What Still Requires Human Judgment
Evaluating change order legitimacy. AI can extract and total pending change orders. It cannot evaluate whether a change order is legitimate, padded or the result of deficient drawings. That requires an owner's representative reviewing scope documentation.
Subcontractor financial risk. A subcontractor burning through its budget faster than expected can indicate financial distress. AI can flag the burn rate anomaly. Determining whether the sub is healthy or heading for default requires a relationship read and a credit assessment that no model produces reliably.
Schedule-cost integration. The CTC is a cost document. Whether the remaining budget is achievable given the schedule is a separate question that requires field knowledge of sequencing and labor availability. AI can assist with the data layer; the judgment call on schedule risk belongs to the project team.
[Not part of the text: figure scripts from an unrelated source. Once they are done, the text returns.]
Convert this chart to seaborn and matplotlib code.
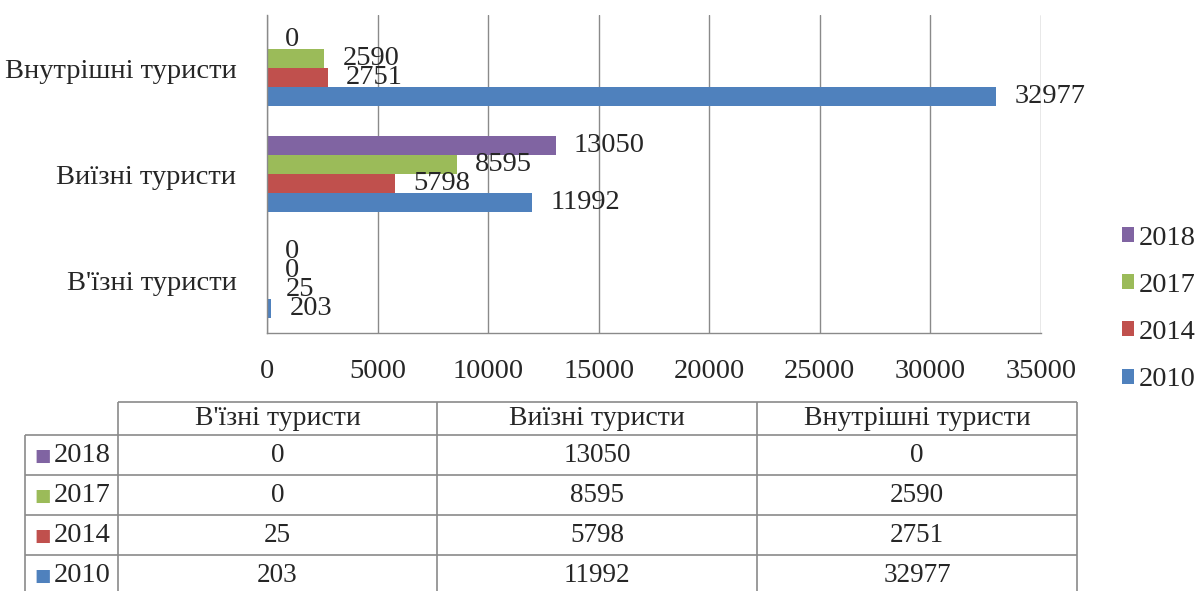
import pandas as pd
import matplotlib.pyplot as plt
import seaborn as sns
from matplotlib.patches import Patch

categories = ["В'їзні туристи", "Виїзні туристи", "Внутрішні туристи"]
years = ['2018', '2017', '2014', '2010']
v2018 = [0, 13050, 0]
v2017 = [0, 8595, 2590]
v2014 = [25, 5798, 2751]
v2010 = [203, 11992, 32977]
x_ticks = [0, 5000, 10000, 15000, 20000, 25000, 30000, 35000]

colors = {'2018': '#8064A2', '2017': '#9BBB59', '2014': '#C0504D', '2010': '#4F81BD'}
series = {'2018': v2018, '2017': v2017, '2014': v2014, '2010': v2010}

# long format table for seaborn
rows = []
for year in years:
    for cat, val in zip(categories, series[year]):
        rows.append({'category': cat, 'year': year, 'value': val})
df = pd.DataFrame(rows)

sns.set_style('white')
plt.rcParams['font.family'] = ['Liberation Serif', 'DejaVu Serif']

W, H = 1201, 591
fig = plt.figure(figsize=(W / 100, H / 100), dpi=100)
ax = fig.add_axes([267 / W, 1 - 333 / H, 774 / W, 318 / H])

chart_order = categories[::-1]  # Внутрішні on top
sns.barplot(data=df, x='value', y='category', hue='year', order=chart_order,
            hue_order=years, palette=colors, orient='h', width=0.71,
            saturation=1, linewidth=0, ax=ax)

for cont in ax.containers:
    ax.bar_label(cont, fmt='%d', padding=13, fontsize=20.5)

ax.set_xlim(0, 35000)
ax.set_ylim(2.5, -0.5)
ax.set_xticks(x_ticks)
ax.set_xticklabels([str(t) for t in x_ticks], fontsize=20.5)
ax.set_yticks(range(len(chart_order)))
ax.set_yticklabels(chart_order, fontsize=20.5)
ax.set_yticks([-0.5, 0.5, 1.5, 2.5], minor=True)
ax.tick_params(axis='y', which='major', length=0, pad=22)
ax.tick_params(axis='y', which='minor', length=5, color='#8a8a8a', width=1)
ax.tick_params(axis='x', length=5, color='#8a8a8a', width=1, pad=14)
ax.set_xlabel('')
ax.set_ylabel('')
ax.grid(axis='x', color='#8a8a8a', linewidth=1)
ax.set_axisbelow(True)
for s in ['top', 'right']:
    ax.spines[s].set_visible(False)
for s in ['left', 'bottom']:
    ax.spines[s].set_color('#8a8a8a')
    ax.spines[s].set_linewidth(1)

# legend on the right
ax.get_legend().remove()
handles = [Patch(facecolor=colors[y], edgecolor='none') for y in years]
fig.legend(handles, years, loc='center left', bbox_to_anchor=(1122 / W, 1 - 309 / H),
           frameon=False, fontsize=20.5, handlelength=0.43, handleheight=0.43,
           handletextpad=0.15, labelspacing=0.78, borderpad=0, borderaxespad=0)

# data table under the chart
tab = fig.add_axes([0, 0, 1, 1])
tab.set_xlim(0, W)
tab.set_ylim(H, 0)
tab.axis('off')
line_kw = dict(color='#8a8a8a', linewidth=1.2)
col_x = [25, 118, 437, 757, 1077]
row_y = [402, 435, 475, 515, 555, 595]
tab.hlines(row_y[0], col_x[1], col_x[-1], **line_kw)
tab.hlines(row_y[1:], col_x[0], col_x[-1], **line_kw)
tab.vlines(col_x[0], row_y[1], row_y[-1], **line_kw)
tab.vlines(col_x[1:], row_y[0], row_y[-1], **line_kw)

for j, cat in enumerate(categories):
    cx = (col_x[j + 1] + col_x[j + 2]) / 2
    tab.text(cx, (row_y[0] + row_y[1]) / 2, cat, ha='center', va='center', fontsize=20)
for i, year in enumerate(years):
    cy = (row_y[i + 1] + row_y[i + 2]) / 2
    tab.text(34, cy + 1, '■', color=colors[year], ha='left', va='center', fontsize=12.5,
             family='DejaVu Sans')
    tab.text(54, cy, year, ha='left', va='center', fontsize=20.5)
    for j in range(len(categories)):
        cx = (col_x[j + 1] + col_x[j + 2]) / 2
        tab.text(cx, cy, str(series[year][j]), ha='center', va='center', fontsize=19.5)

plt.savefig('out.png', dpi=100)
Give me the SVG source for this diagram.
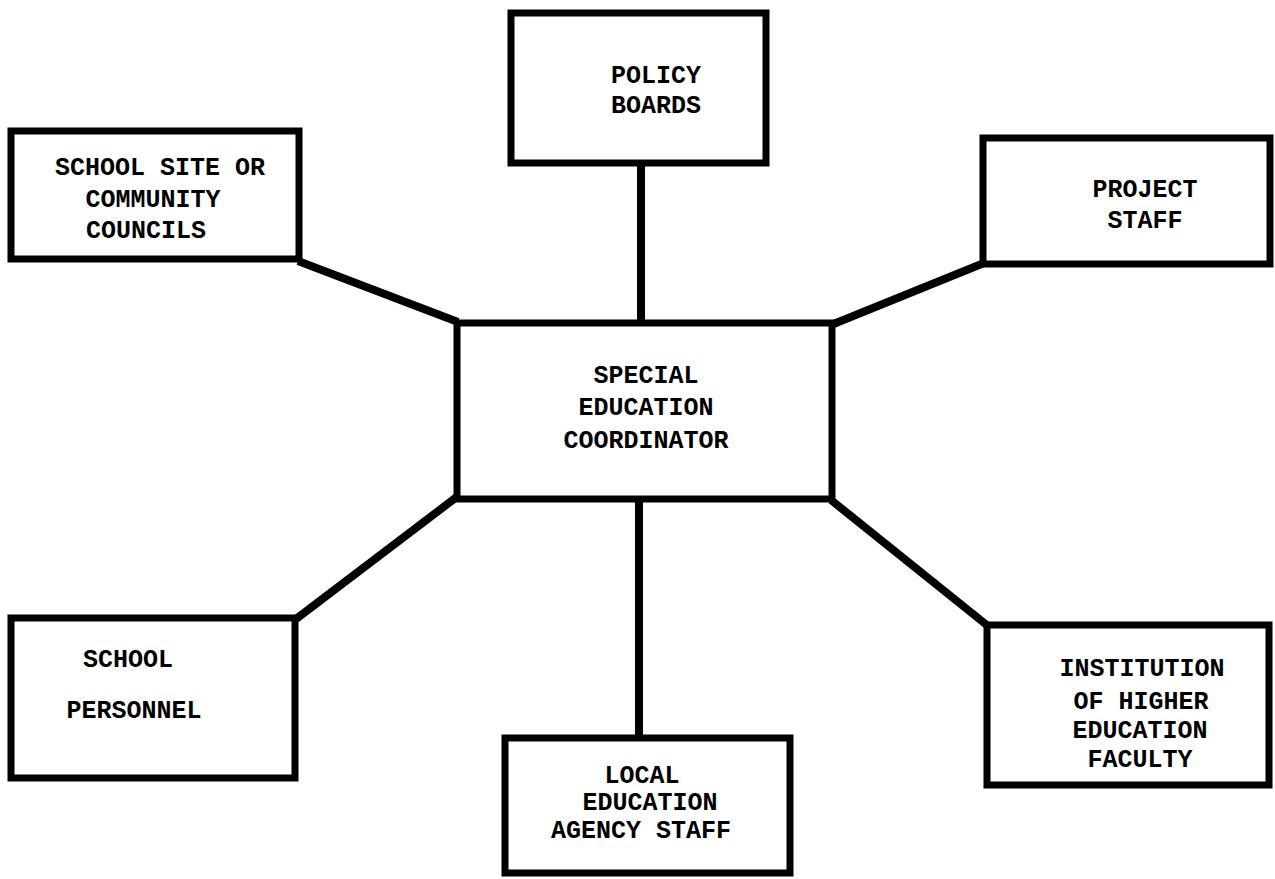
<svg xmlns="http://www.w3.org/2000/svg" width="1275" height="879" viewBox="0 0 1275 879">
<style>
.box{fill:#fff;stroke:#000;stroke-width:7;stroke-linejoin:miter}
.conn{stroke:#000;stroke-width:8;fill:none;stroke-linecap:butt}
.t{font-family:"Liberation Mono","DejaVu Sans Mono",monospace;font-weight:bold;font-size:25px;fill:#000;text-anchor:middle}
</style>
<rect width="1275" height="879" fill="#fff"/>
<g id="connectors">
<line class="conn" x1="641" y1="163" x2="641" y2="323"/>
<line class="conn" x1="639" y1="499" x2="639" y2="738"/>
<line class="conn" x1="298" y1="261" x2="458" y2="322"/>
<line class="conn" x1="984" y1="263" x2="831" y2="325"/>
<line class="conn" x1="296" y1="619" x2="458" y2="496"/>
<line class="conn" x1="831" y1="500" x2="988" y2="626"/>
</g>
<g id="policy-boards">
<rect class="box" x="511" y="13" width="255" height="150"/>
<text class="t" x="656" y="83">POLICY</text>
<text class="t" x="656" y="113">BOARDS</text>
</g>
<g id="school-site">
<rect class="box" x="11" y="131" width="288" height="128"/>
<text class="t" x="160" y="175">SCHOOL SITE OR</text>
<text class="t" x="153" y="207">COMMUNITY</text>
<text class="t" x="146" y="238">COUNCILS</text>
</g>
<g id="project-staff">
<rect class="box" x="983" y="138" width="287" height="126"/>
<text class="t" x="1145" y="197">PROJECT</text>
<text class="t" x="1145" y="228">STAFF</text>
</g>
<g id="coordinator">
<rect class="box" x="457" y="323" width="375" height="176"/>
<text class="t" x="646" y="383">SPECIAL</text>
<text class="t" x="646" y="415">EDUCATION</text>
<text class="t" x="646" y="448">COORDINATOR</text>
</g>
<g id="school-personnel">
<rect class="box" x="11" y="618" width="284" height="160"/>
<text class="t" x="128" y="667">SCHOOL</text>
<text class="t" x="134" y="718">PERSONNEL</text>
</g>
<g id="institution">
<rect class="box" x="987" y="625" width="282" height="160"/>
<text class="t" x="1142" y="676">INSTITUTION</text>
<text class="t" x="1141" y="709">OF HIGHER</text>
<text class="t" x="1140" y="738">EDUCATION</text>
<text class="t" x="1140" y="767">FACULTY</text>
</g>
<g id="local-education">
<rect class="box" x="505" y="738" width="285" height="135"/>
<text class="t" x="642" y="783">LOCAL</text>
<text class="t" x="650" y="810">EDUCATION</text>
<text class="t" x="641" y="838">AGENCY STAFF</text>
</g>
</svg>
Contingency adequacy. Is 3% contingency at 70% complete enough? That depends on the remaining scope, the subcontractor relationships and the risk profile of what is left to build.
Implementation Pattern
Development teams deploying AI for CTC production typically follow a three-phase sequence:
Phase 1: Data standardization. Establish a common format for SOV line items across all active projects. AI needs structured inputs. This step is painful and is a one-time investment.
Phase 2: Automated extraction. Configure integrations with Procore or equivalent and the lender's draw request system. AI pulls the monthly data rather than requiring manual export.
Phase 3: Automated synthesis. AI generates the draft CTC including the exposure summary and line-level flags. The development controller reviews and approves. Sign-off remains human.
Teams that complete this sequence report CTC production time dropping from 1-2 days per project to 2-4 hours across the portfolio. The more significant benefit is accuracy: pending exposure is captured, front-loading is surfaced and line-level alerts catch overruns earlier.
The monthly scramble does not disappear. It becomes manageable.